The "Bagels" refers to Alanna, the Heeb, and "Beer" is Jeanette, the Mick. "Boobs" applies to both lovely, chesty ladies. And they're here to regale you with their witticisms until the official B Times Three website launches and changes the face of comedy forever.

Friday, May 06, 2005

More on religion...

So when you think about that whole "destined to die" thing associated with Jesus Christ of Nazareth, nowhere in any of the predictions about a savior does it say anything about crucifixion. That means that he could have died any way, but it just HAPPENED to be crucifixion thanks to the vast influence of the Roman Empire. This arbitrary means of death, however, has been adapted into a symbol that is synonymous with Christianity. Devout Catholics bless themselves with the sign of the cross more times in a day then they wipe their own asses.

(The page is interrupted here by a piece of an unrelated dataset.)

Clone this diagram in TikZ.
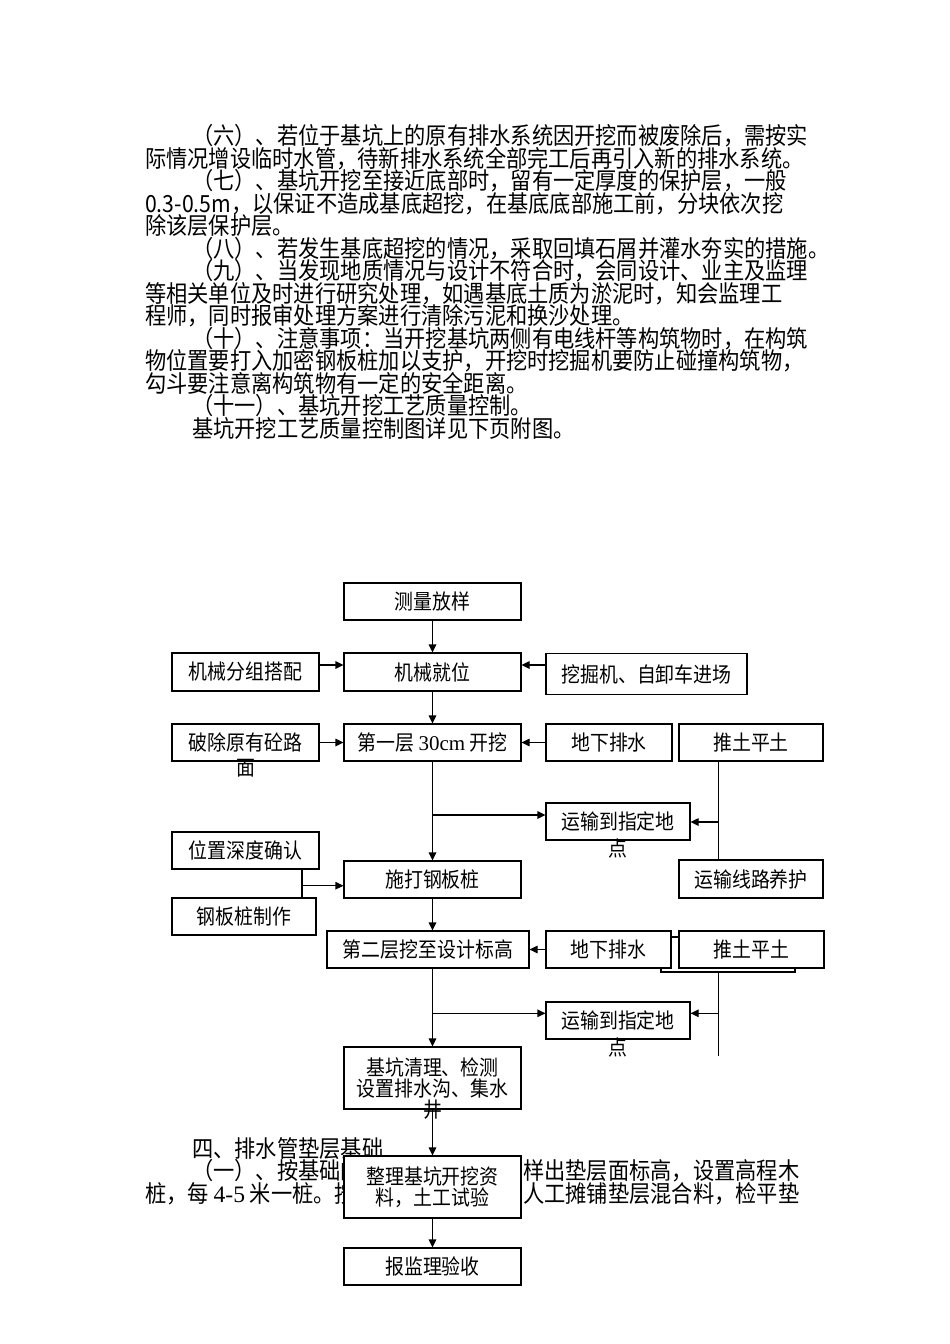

For these people in particular, it is a GOOD thing he didn't die in a more complicated manner. Can you imagine if Jesus had been run over by a rogue donkey cart? Then Catholics would be outlining their heads and torsos with the sign of the ass cart which, for someone like me who has problems drawing simple geometric objects, would be very hard. Even if it was shortened down to just the sign of the ass, cloven hooves are just so hard to get right.

In conclusion, thank goodness for Roman domination.

In further conclusion, I need to stop obsessing about religion.

-Jeanette

5 Comments:

Blogger sideshow bob said...

Imagine if he died of emphysema, you'd never have to be embarrassed by a coughing fit in church again...you'd be full of the Spirit of the Lord.

Or a brain aneurysm; the majestic sound of hundreds of people slapping their heads in unison...

5:41 PM

 
Blogger ORF said...

It's a good thing JC lived 2000 years ago and not today when he could have kicked it like Terri Schiavo. We'd all had to mime being severly retarded every time we were blessing someone which would just be mean. Then again, if it would make Bill Frist insist I was a genius just by watching foud minutes of video footage of me drooling...

3:04 PM

 
Blogger bagels, boobs, and beer said...

I agree...And on the third day he used his catheter tube is MUCH less dramatic than on the third day he rose again.

-J

3:28 PM

 
Anonymous imzpenguin said...

I see nothing wrong with obsessions with religion, especially Catholics. I mean, Catholics get away with preserving odd body parts of their saints (I know for a fact there's at least one finger on display that is over 100 years old). And yet, when any of us *normies* feels the need to keep deceased folks' body parts around we're "freaks" and "scary". What a double standard.

11:40 AM

 
Blogger The Doc said...

I think Bill Hicks had a point when he said:

A lot of Catholics wear crosses around their necks. When Jesus comes back, do you think he ever wants to see a goddamn cross?